◆ **Task**
Retype each line of the material exactly, please, skipping any picture in it.
** Begin **
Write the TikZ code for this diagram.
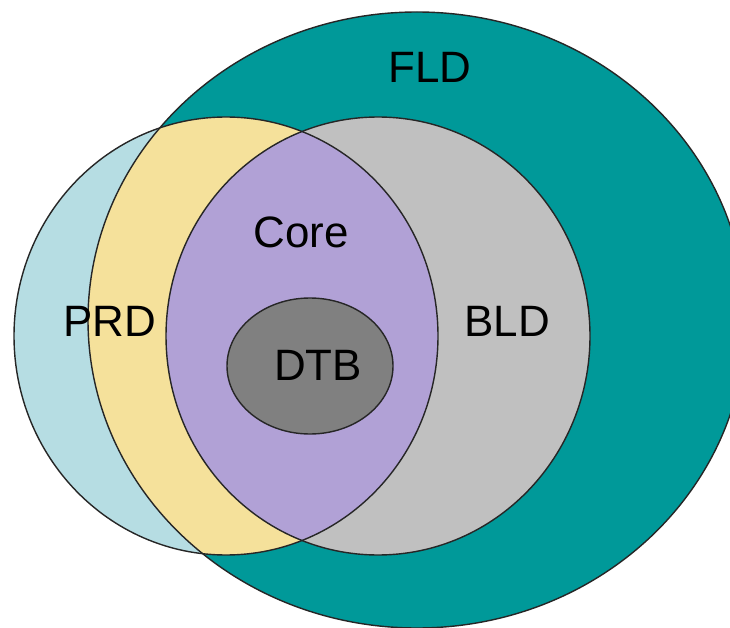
\documentclass[tikz,border=0pt]{standalone}
\usepackage{fontspec}
\setmainfont{Liberation Sans}
\usepackage{xcolor}
\usepackage{tikz}
\definecolor{fldteal}{RGB}{0,153,153}
\definecolor{prdblue}{RGB}{182,221,227}
\definecolor{prdyellow}{RGB}{245,225,155}
\definecolor{corepurple}{RGB}{177,161,214}
\definecolor{bldgrey}{RGB}{192,192,192}
\definecolor{dtbgrey}{RGB}{128,128,128}
\begin{document}
\begin{tikzpicture}[x=0.02cm,y=-0.02cm]
		\tikzstyle{every node}+=[inner sep=0pt,font=\fontsize{25}{30}\selectfont]
		\tikzstyle{rim}=[draw=black!85,line width=0.8pt]
		\useasboundingbox (0,0) rectangle (730,628);
		\clip (0,0) rectangle (730,628);
		\coordinate (fldc) at (417,320);
		\coordinate (prdc) at (226,336);
		\coordinate (bldc) at (378,336);
		\coordinate (dtbc) at (310,366);
		\fill[fldteal] (fldc) ellipse [x radius=329,y radius=308];
		\fill[prdblue] (prdc) ellipse [x radius=212,y radius=219];
		\begin{scope}
		\clip (prdc) ellipse [x radius=212,y radius=219];
		\fill[prdyellow] (fldc) ellipse [x radius=329,y radius=308];
		\end{scope}
		\fill[bldgrey] (bldc) ellipse [x radius=212,y radius=219];
		\begin{scope}
		\clip (prdc) ellipse [x radius=212,y radius=219];
		\fill[corepurple] (bldc) ellipse [x radius=212,y radius=219];
		\end{scope}
		\draw[rim] (fldc) ellipse [x radius=329,y radius=308];
		\draw[rim] (prdc) ellipse [x radius=212,y radius=219];
		\draw[rim] (bldc) ellipse [x radius=212,y radius=219];
		\draw[rim,fill=dtbgrey] (dtbc) ellipse [x radius=83,y radius=68];
		\node (fld) at (430,67) {FLD};
		\node (core) at (301,232) {Core};
		\node (prd) at (110,321) {PRD};
		\node (bld) at (507,321) {BLD};
		\node (dtb) at (318,365) {DTB};
		\end{tikzpicture}
\end{document}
** End **
◆ **Answer to the exercise**
Write the TikZ code for this diagram.
\documentclass[tikz,border=0pt]{standalone}
\usepackage{fontspec}
\setmainfont{Liberation Sans}
\usepackage{xcolor}
\usepackage{tikz}
\definecolor{fldteal}{RGB}{0,153,153}
\definecolor{prdblue}{RGB}{182,221,227}
\definecolor{prdyellow}{RGB}{245,225,155}
\definecolor{corepurple}{RGB}{177,161,214}
\definecolor{bldgrey}{RGB}{192,192,192}
\definecolor{dtbgrey}{RGB}{128,128,128}
\begin{document}
\begin{tikzpicture}[x=0.02cm,y=-0.02cm]
		\tikzstyle{every node}+=[inner sep=0pt,font=\fontsize{25}{30}\selectfont]
		\tikzstyle{rim}=[draw=black!85,line width=0.8pt]
		\useasboundingbox (0,0) rectangle (730,628);
		\clip (0,0) rectangle (730,628);
		\coordinate (fldc) at (417,320);
		\coordinate (prdc) at (226,336);
		\coordinate (bldc) at (378,336);
		\coordinate (dtbc) at (310,366);
		\fill[fldteal] (fldc) ellipse [x radius=329,y radius=308];
		\fill[prdblue] (prdc) ellipse [x radius=212,y radius=219];
		\begin{scope}
		\clip (prdc) ellipse [x radius=212,y radius=219];
		\fill[prdyellow] (fldc) ellipse [x radius=329,y radius=308];
		\end{scope}
		\fill[bldgrey] (bldc) ellipse [x radius=212,y radius=219];
		\begin{scope}
		\clip (prdc) ellipse [x radius=212,y radius=219];
		\fill[corepurple] (bldc) ellipse [x radius=212,y radius=219];
		\end{scope}
		\draw[rim] (fldc) ellipse [x radius=329,y radius=308];
		\draw[rim] (prdc) ellipse [x radius=212,y radius=219];
		\draw[rim] (bldc) ellipse [x radius=212,y radius=219];
		\draw[rim,fill=dtbgrey] (dtbc) ellipse [x radius=83,y radius=68];
		\node (fld) at (430,67) {FLD};
		\node (core) at (301,232) {Core};
		\node (prd) at (110,321) {PRD};
		\node (bld) at (507,321) {BLD};
		\node (dtb) at (318,365) {DTB};
		\end{tikzpicture}
\end{document}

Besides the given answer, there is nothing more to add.